* START *
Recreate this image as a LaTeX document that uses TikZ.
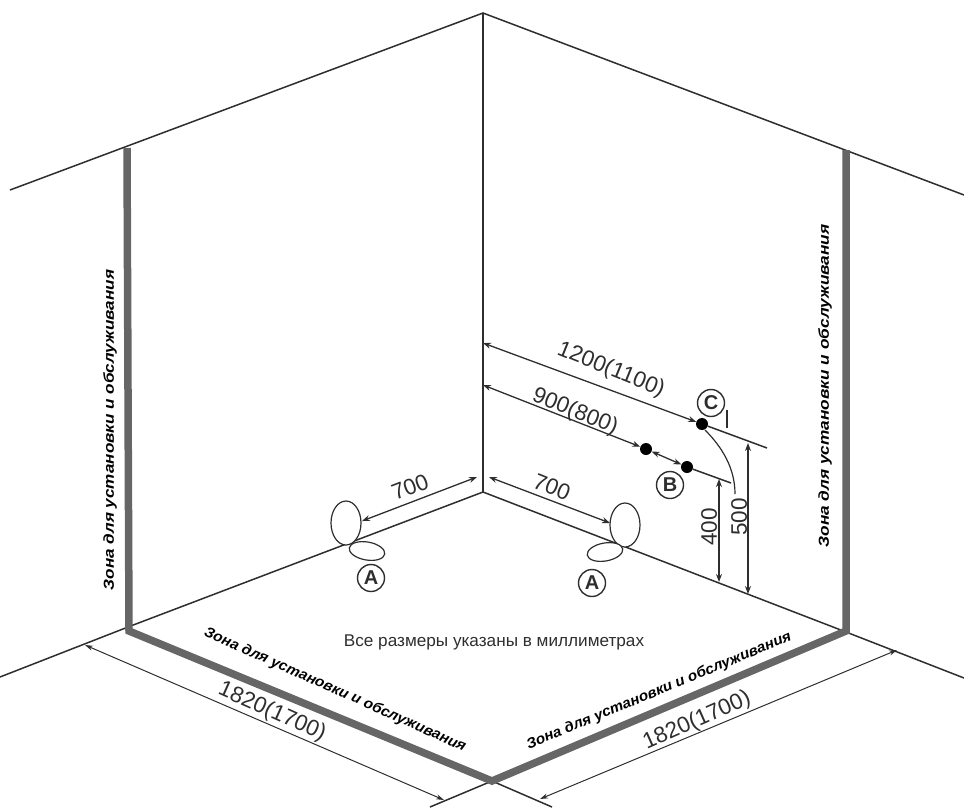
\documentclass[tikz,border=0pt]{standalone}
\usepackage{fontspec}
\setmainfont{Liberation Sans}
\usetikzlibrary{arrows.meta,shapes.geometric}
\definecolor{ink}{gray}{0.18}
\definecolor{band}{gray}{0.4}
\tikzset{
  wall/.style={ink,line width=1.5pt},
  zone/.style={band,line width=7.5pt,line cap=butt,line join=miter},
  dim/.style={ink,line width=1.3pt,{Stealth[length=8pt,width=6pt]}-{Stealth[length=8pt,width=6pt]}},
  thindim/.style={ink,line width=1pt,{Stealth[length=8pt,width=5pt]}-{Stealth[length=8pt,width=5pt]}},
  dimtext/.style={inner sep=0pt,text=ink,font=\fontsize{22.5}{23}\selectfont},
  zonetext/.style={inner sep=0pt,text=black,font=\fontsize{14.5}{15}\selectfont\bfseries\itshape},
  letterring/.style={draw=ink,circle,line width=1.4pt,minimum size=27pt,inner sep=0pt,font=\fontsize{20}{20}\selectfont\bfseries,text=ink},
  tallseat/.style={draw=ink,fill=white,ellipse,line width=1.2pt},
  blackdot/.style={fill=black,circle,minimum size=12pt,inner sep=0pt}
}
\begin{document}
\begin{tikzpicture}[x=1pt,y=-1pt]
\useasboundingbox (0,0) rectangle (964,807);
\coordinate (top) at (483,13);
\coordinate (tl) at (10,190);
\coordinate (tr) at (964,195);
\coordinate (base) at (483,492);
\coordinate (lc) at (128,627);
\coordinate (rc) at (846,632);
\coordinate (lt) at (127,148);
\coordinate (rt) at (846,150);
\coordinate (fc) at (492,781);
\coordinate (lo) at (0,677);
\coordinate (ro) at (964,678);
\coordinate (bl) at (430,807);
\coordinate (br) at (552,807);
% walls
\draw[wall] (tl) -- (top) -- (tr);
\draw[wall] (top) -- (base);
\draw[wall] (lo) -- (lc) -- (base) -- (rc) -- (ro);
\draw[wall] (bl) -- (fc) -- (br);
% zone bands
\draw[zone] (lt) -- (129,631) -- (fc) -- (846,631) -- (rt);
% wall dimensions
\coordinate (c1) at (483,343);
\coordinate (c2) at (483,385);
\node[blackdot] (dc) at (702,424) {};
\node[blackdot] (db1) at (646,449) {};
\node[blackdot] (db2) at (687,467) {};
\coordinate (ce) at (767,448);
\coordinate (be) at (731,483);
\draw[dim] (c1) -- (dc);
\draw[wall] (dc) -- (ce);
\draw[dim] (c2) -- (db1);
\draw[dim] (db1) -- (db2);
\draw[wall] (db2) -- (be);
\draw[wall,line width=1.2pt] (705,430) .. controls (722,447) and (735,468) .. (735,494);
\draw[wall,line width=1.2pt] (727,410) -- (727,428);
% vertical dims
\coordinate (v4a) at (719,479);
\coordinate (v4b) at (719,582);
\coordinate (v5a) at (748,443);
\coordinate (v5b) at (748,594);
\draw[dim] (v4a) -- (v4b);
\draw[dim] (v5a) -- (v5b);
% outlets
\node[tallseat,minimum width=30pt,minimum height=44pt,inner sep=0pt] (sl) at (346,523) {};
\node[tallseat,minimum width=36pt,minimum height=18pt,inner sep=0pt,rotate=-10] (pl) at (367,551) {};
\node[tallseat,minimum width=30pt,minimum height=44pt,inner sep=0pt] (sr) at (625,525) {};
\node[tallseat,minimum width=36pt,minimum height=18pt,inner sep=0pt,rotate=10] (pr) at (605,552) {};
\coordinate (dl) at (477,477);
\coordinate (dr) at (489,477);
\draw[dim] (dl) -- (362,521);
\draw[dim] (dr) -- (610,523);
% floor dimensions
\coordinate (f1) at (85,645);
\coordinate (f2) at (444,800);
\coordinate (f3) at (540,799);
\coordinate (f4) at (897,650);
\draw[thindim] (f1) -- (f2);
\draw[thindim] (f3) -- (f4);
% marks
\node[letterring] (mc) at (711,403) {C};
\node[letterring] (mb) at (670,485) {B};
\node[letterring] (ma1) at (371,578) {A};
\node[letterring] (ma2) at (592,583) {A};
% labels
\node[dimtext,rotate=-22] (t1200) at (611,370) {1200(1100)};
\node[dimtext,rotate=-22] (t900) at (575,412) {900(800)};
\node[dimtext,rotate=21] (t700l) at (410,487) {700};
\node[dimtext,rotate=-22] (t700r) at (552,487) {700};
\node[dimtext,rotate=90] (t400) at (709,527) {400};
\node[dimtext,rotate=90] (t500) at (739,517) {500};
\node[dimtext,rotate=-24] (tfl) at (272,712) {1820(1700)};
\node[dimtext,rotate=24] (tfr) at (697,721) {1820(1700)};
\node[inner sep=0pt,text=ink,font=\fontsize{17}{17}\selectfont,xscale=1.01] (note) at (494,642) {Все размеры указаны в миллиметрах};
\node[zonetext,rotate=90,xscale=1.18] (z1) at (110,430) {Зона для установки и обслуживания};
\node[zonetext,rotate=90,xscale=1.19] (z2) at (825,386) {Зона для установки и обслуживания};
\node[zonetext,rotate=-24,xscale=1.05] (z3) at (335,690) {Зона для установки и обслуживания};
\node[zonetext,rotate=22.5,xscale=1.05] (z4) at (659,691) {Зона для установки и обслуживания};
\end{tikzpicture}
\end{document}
* END *
* START *
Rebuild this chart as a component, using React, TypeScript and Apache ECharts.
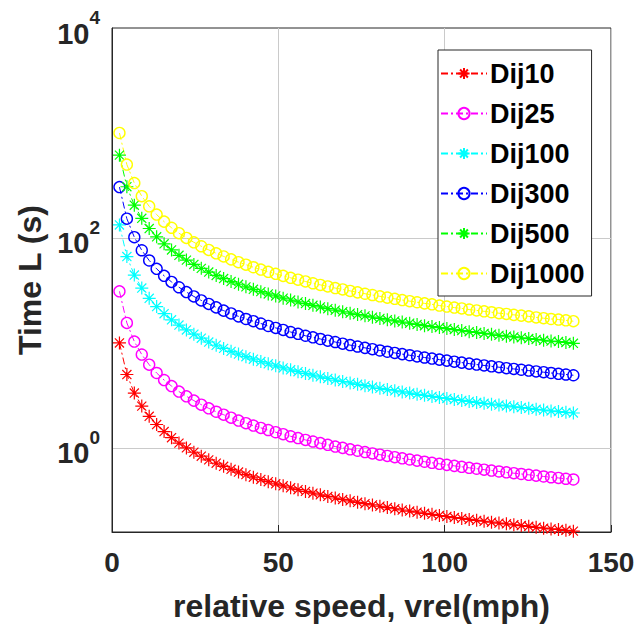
* END *
* START *
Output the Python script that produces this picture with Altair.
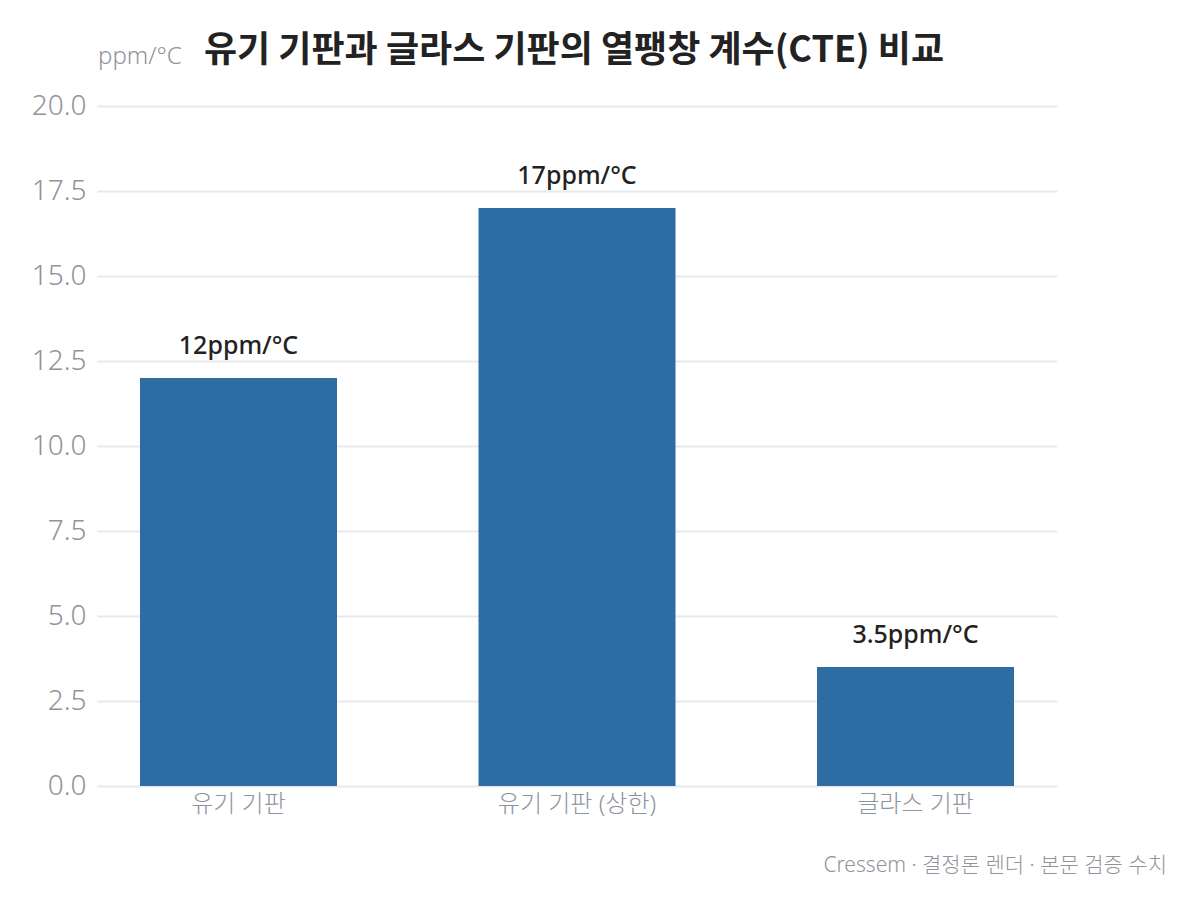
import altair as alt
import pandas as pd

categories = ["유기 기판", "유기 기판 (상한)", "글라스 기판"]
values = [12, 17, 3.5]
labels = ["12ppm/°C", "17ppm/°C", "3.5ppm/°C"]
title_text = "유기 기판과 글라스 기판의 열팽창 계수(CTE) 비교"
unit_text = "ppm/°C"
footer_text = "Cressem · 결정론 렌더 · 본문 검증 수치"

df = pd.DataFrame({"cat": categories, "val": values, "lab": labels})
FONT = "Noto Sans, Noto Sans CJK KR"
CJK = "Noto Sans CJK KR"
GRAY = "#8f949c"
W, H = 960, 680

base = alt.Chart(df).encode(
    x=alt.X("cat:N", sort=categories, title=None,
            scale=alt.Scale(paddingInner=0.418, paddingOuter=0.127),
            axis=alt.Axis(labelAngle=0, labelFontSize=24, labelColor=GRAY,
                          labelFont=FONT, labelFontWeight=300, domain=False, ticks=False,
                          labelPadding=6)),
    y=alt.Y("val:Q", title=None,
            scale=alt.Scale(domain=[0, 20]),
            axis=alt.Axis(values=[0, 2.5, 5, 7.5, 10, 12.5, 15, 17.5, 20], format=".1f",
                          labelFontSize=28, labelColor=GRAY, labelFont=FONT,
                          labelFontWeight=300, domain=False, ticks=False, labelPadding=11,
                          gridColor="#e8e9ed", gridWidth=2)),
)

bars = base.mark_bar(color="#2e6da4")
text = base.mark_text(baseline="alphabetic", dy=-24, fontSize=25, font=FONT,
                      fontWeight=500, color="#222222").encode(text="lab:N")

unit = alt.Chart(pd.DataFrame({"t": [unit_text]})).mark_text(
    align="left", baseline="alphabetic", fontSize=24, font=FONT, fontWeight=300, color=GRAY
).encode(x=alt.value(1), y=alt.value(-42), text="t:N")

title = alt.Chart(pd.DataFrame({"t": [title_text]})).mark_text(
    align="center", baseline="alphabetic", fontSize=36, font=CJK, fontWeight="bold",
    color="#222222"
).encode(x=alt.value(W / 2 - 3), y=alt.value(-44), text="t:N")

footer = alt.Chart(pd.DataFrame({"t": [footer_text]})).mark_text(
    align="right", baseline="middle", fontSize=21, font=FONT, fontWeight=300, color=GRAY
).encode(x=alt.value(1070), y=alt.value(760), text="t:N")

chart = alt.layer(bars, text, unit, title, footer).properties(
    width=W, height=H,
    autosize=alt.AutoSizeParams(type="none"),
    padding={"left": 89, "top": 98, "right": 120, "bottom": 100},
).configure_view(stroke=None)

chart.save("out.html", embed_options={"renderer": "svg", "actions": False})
* END *
What to do ▸
Search the entries for the string "this" and collect each line that has it.

Finished exercise ▸
Recreate this image as a LaTeX document that uses TikZ.
Rebuild this chart as a component, using React, TypeScript and Apache ECharts.
Output the Python script that produces this picture with Altair.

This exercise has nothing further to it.